Clean Line Energy Partners is offering annual payments to landowners along its Rock Island Clean Line project, a 500-mile direct-current transmission line that would deliver 3,500 megawatts of wind power from northwestern Iowa to the Chicago area.
President Michael Skelly said they, too, heard landowner complaints about the disparities between turbine and transmission payments.
“I think their argument makes sense,” Skelly said in an interview.
As a “merchant transmission developer,” Clean Line Energy Partners isn’t regulated like a traditional utility. Its customers are wind farm developers who will pay to get their power to market, like a toll road for electrons.
That distinction has given Clean Line the legal leeway to get creative with its landowner payments. The company is offering an upfront payment for the value of the land, plus an additional “structure” payment based on the number and type of poles or towers.

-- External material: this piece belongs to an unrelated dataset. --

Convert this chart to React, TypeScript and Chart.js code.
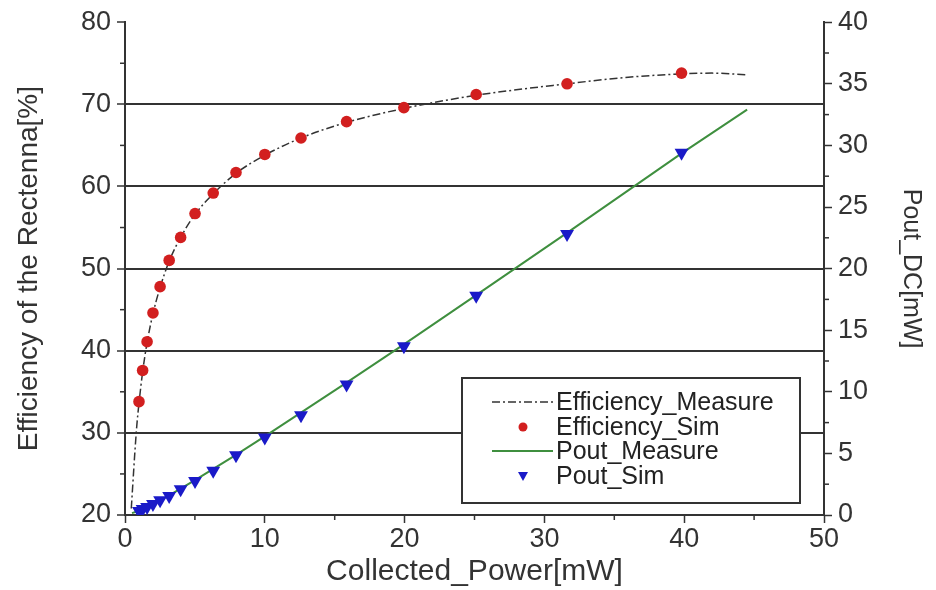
import React, { useEffect, useRef } from "react";
import { Chart, registerables } from "chart.js";

Chart.register(...registerables);

const FONT = "'Liberation Sans', Arial, Helvetica, sans-serif";

// Collected power [mW] at simulated points
const simPower = [1.0, 1.26, 1.58, 2.0, 2.51, 3.16, 3.98, 5.01, 6.31, 7.94, 10.0, 12.59, 15.85, 19.95, 25.12, 31.62, 39.81];
// Efficiency_Sim [%]
const effSim = [33.8, 37.6, 41.1, 44.6, 47.8, 51.0, 53.8, 56.7, 59.2, 61.7, 63.9, 65.9, 67.9, 69.6, 71.2, 72.5, 73.8];
// Pout_Sim [mW]
const poutSim = [0.33, 0.48, 0.65, 0.89, 1.2, 1.55, 2.09, 2.76, 3.6, 4.85, 6.3, 8.1, 10.6, 13.7, 17.8, 22.8, 29.4];

// Efficiency_Measure curve
const effMeasPower = [0.45, 0.55, 0.7, 0.85, 1.0, 1.26, 1.58, 2.0, 2.51, 3.16, 3.98, 5.01, 6.31, 7.94, 10.0, 12.59, 15.85, 19.95, 25.12, 31.62, 36.0, 39.81, 42.0, 44.5];
const effMeas = [20.8, 23.5, 27.5, 31.0, 33.6, 37.4, 41.0, 44.5, 47.7, 50.9, 53.8, 56.6, 59.1, 61.6, 63.8, 65.9, 67.8, 69.5, 71.1, 72.5, 73.3, 73.7, 73.8, 73.6];

// Pout_Measure curve
const poutMeasPower = [0.5, 1.0, 2.0, 3.16, 5.01, 7.94, 10.0, 15.85, 19.95, 25.12, 31.62, 39.81, 44.5];
const poutMeas = [0.15, 0.34, 0.89, 1.6, 2.83, 4.88, 6.38, 10.75, 13.85, 17.85, 22.9, 29.35, 32.9];

const legendLabels = ["Efficiency_Measure", "Efficiency_Sim", "Pout_Measure", "Pout_Sim"];

const xTicksMinor = [5, 15, 25, 35, 45];
const yTicksMinor = [25, 35, 45, 55, 65, 75];
const y2TicksMinor = [2.5, 7.5, 12.5, 17.5, 22.5, 27.5, 32.5, 37.5];

const AXIS = "#333";
const RED = "#d21f1f";
const BLUE = "#1a1ac8";
const GREEN = "#3f8f3f";

const pairs = (xs: number[], ys: number[]) => xs.map((x, i) => ({ x, y: ys[i] }));

const minorTickPlugin = {
  id: "minorTicks",
  afterDraw(chart: any) {
    const { ctx, scales } = chart;
    ctx.save();
    ctx.strokeStyle = AXIS;
    ctx.lineWidth = 1.5;
    const len = 5;
    const xs = scales.x;
    xTicksMinor.forEach((v) => {
      const p = xs.getPixelForValue(v);
      ctx.beginPath();
      ctx.moveTo(p, xs.top);
      ctx.lineTo(p, xs.top + len);
      ctx.stroke();
    });
    const ys = scales.y;
    yTicksMinor.forEach((v) => {
      const p = ys.getPixelForValue(v);
      ctx.beginPath();
      ctx.moveTo(ys.right, p);
      ctx.lineTo(ys.right - len, p);
      ctx.stroke();
    });
    const y2 = scales.y2;
    y2TicksMinor.forEach((v) => {
      const p = y2.getPixelForValue(v);
      ctx.beginPath();
      ctx.moveTo(y2.left, p);
      ctx.lineTo(y2.left + len, p);
      ctx.stroke();
    });
    ctx.restore();
  },
};

const boxLegendPlugin = {
  id: "boxLegend",
  afterDatasetsDraw(chart: any) {
    const { ctx, chartArea } = chart;
    const w = 338;
    const h = 125;
    const x0 = chartArea.right - 24 - w;
    const y0 = chartArea.bottom - 12 - h;
    ctx.save();
    ctx.fillStyle = "#fff";
    ctx.fillRect(x0, y0, w, h);
    ctx.strokeStyle = AXIS;
    ctx.lineWidth = 2;
    ctx.strokeRect(x0, y0, w, h);
    const rows = [24, 49, 73, 98];
    const sx0 = x0 + 30;
    const sx1 = x0 + 91;
    const mx = x0 + 61;
    const tx = x0 + 94;
    // row 0: dash-dot line
    ctx.strokeStyle = "#333";
    ctx.lineWidth = 1.5;
    ctx.setLineDash([8, 3, 2, 3]);
    ctx.beginPath();
    ctx.moveTo(sx0, y0 + rows[0]);
    ctx.lineTo(sx1, y0 + rows[0]);
    ctx.stroke();
    ctx.setLineDash([]);
    // row 1: red dot
    ctx.fillStyle = RED;
    ctx.beginPath();
    ctx.arc(mx, y0 + rows[1], 4.5, 0, Math.PI * 2);
    ctx.fill();
    // row 2: green line
    ctx.strokeStyle = GREEN;
    ctx.lineWidth = 2;
    ctx.beginPath();
    ctx.moveTo(sx0, y0 + rows[2]);
    ctx.lineTo(sx1, y0 + rows[2]);
    ctx.stroke();
    // row 3: blue triangle down
    ctx.fillStyle = BLUE;
    const ty = y0 + rows[3];
    ctx.beginPath();
    ctx.moveTo(mx - 5, ty - 4);
    ctx.lineTo(mx + 5, ty - 4);
    ctx.lineTo(mx, ty + 5);
    ctx.closePath();
    ctx.fill();
    // labels
    ctx.fillStyle = "#222";
    ctx.font = `25px ${FONT}`;
    ctx.textBaseline = "middle";
    ctx.textAlign = "left";
    legendLabels.forEach((t, i) => ctx.fillText(t, tx, y0 + rows[i] + 1));
    ctx.restore();
  },
};

export default function App() {
  const ref = useRef<HTMLCanvasElement | null>(null);

  useEffect(() => {
    document.body.style.margin = "0";
    const canvas = ref.current;
    if (!canvas) return;
    const chart = new Chart(canvas, {
      type: "scatter",
      data: {
        datasets: [
          {
            label: legendLabels[1],
            data: pairs(simPower, effSim),
            yAxisID: "y",
            pointRadius: 5.8,
            pointHoverRadius: 5.8,
            pointBackgroundColor: RED,
            pointBorderColor: RED,
            pointBorderWidth: 0,
            showLine: false,
            order: 1,
          },
          {
            label: legendLabels[3],
            data: pairs(simPower, poutSim),
            yAxisID: "y2",
            pointStyle: "triangle",
            rotation: 180,
            pointRadius: 8,
            pointHoverRadius: 8,
            pointBackgroundColor: BLUE,
            pointBorderColor: BLUE,
            pointBorderWidth: 0,
            showLine: false,
            order: 1,
          },
          {
            label: legendLabels[0],
            data: pairs(effMeasPower, effMeas),
            yAxisID: "y",
            showLine: true,
            pointRadius: 0,
            borderColor: "#333",
            borderWidth: 1.5,
            borderDash: [8, 3, 2, 3],
            cubicInterpolationMode: "monotone",
            order: 2,
          },
          {
            label: legendLabels[2],
            data: pairs(poutMeasPower, poutMeas),
            yAxisID: "y2",
            showLine: true,
            pointRadius: 0,
            borderColor: GREEN,
            borderWidth: 2,
            order: 2,
          },
        ],
      },
      options: {
        responsive: false,
        animation: false,
        layout: { padding: { top: 22, left: 0, right: 0, bottom: 0 } },
        plugins: {
          legend: { display: false },
          tooltip: { enabled: false },
        },
        scales: {
          x: {
            type: "linear",
            position: "bottom",
            min: 0,
            max: 50,
            afterFit: (s: any) => {
              s.height = 75;
            },
            ticks: {
              stepSize: 10,
              color: "#333",
              font: { family: FONT, size: 27 },
              padding: 0,
            },
            grid: { drawOnChartArea: false, drawTicks: true, tickLength: 8, tickColor: AXIS, tickWidth: 1.5 },
            border: { display: true, color: AXIS, width: 2 },
            title: {
              display: true,
              text: "Collected_Power[mW]",
              color: "#333",
              font: { family: FONT, size: 30 },
              padding: { top: 0, bottom: 0 },
            },
          },
          y: {
            type: "linear",
            position: "left",
            min: 20,
            max: 80,
            afterFit: (s: any) => {
              s.width = 125;
            },
            ticks: {
              stepSize: 10,
              color: "#333",
              font: { family: FONT, size: 27 },
              padding: 6,
            },
            grid: {
              drawOnChartArea: true,
              color: (c: any) => (c.tick && (c.tick.value === 80 || c.tick.value === 20) ? "rgba(0,0,0,0)" : AXIS),
              lineWidth: 2,
              drawTicks: true,
              tickLength: 8,
              tickColor: AXIS,
              tickWidth: 1.5,
            },
            border: { display: true, color: AXIS, width: 2 },
            title: {
              display: true,
              text: "Efficiency of the Rectenna[%]",
              color: "#333",
              font: { family: FONT, size: 28 },
              padding: { top: 12, bottom: 0 },
            },
          },
          y2: {
            type: "linear",
            position: "right",
            min: 0,
            max: 40,
            afterFit: (s: any) => {
              s.width = 112;
            },
            ticks: {
              stepSize: 5,
              color: "#333",
              font: { family: FONT, size: 27 },
              padding: 6,
            },
            grid: { drawOnChartArea: false, drawTicks: true, tickLength: 8, tickColor: AXIS, tickWidth: 1.5 },
            border: { display: true, color: AXIS, width: 2 },
            title: {
              display: true,
              text: "Pout_DC[mW]",
              color: "#333",
              font: { family: FONT, size: 25 },
              padding: { top: 10, bottom: 0 },
            },
          },
        },
      } as any,
      plugins: [minorTickPlugin, boxLegendPlugin],
    });
    return () => chart.destroy();
  }, []);

  return (
    <div style={{ width: 936, height: 590, background: "#fff" }}>
      <canvas ref={ref} width={936} height={590} style={{ display: "block" }} />
    </div>
  );
}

For a single pole, landowners can choose between an additional $6,000 upfront, or they can elect to receive a $500 annual payment for as long as the line is in service. For the largest, lattice structures, the payments are $18,000 upfront or $1,500 annually.
“We think that the annual payment will be pretty attractive,” Skelly said. “We’re just [starting to] acquire right-of-way, so I’m not by any stretch of the imagination declaring victory, but it does feel like the industry may evolve over time in [this] direction.”
Skelly said they felt a need to offer something different because it’s their first time working in the communities they’re approaching. They don’t have the benefit of established relationships that an incumbent utility might, he explained.
“What it does is it tells landowners that you are a partner in this project,” said Johnathan Hladik, a senior policy advocate for the Center for Rural Affairs, who praised Clean Line in his presentation at the summit for being willing to try something new.
Hladik speculated that some of the added costs might be offset later on if they lead to less litigation and fewer project delays.
The utilities’ view
Kristine Schmidt, president of ITC Great Plains, a subsidiary of the nation’s largest transmission company, was skeptical about the feasibility of royalties or other types of annual payment for transmission easements.
“When you put a wind turbine on land, or if you put a wellhead on land,” she said, “that’s a resource you’re capturing.” Transmission has more in common with roads or pipelines, in which you’re moving a resource rather than producing one, she said.
Schmidt also stressed that there are other economic benefits to a community from transmission projects besides landowner payments. For example, workers stay and spend money in the area while building and maintaining the lines.
“When you look at it holistically, there’s a lot more value being given on the local level than just that one-time payment,” Schmidt said.
Teresa Morgensen, vice president of transmission for Xcel Energy, also noted that offering annual payments would raise fairness issues for landowners with easements in place for transmission projects that have already been built.
James, of Dakota Rural Action, said it’s his hope, too, to get past the “what-are-you-going-to-pay-me conversation.”
He acknowledged that utilities are constrained by state laws and what costs regulators will allow them to pass on to customers. He’d like to see utilities help lobby to lift those restrictions, but there are other ways they could provide value to landowners, such as supporting community-owned energy projects.
James said utilities are generally well-respected and appreciated in their communities. He cited as an example the local utility’s quick response when an ice storm leveled the power line serving his parents’ property in rural South Dakota.
“This relationship [between utilities and landowners] is not in a negative place,” James said, “but building on that is something that I think you should really consider.”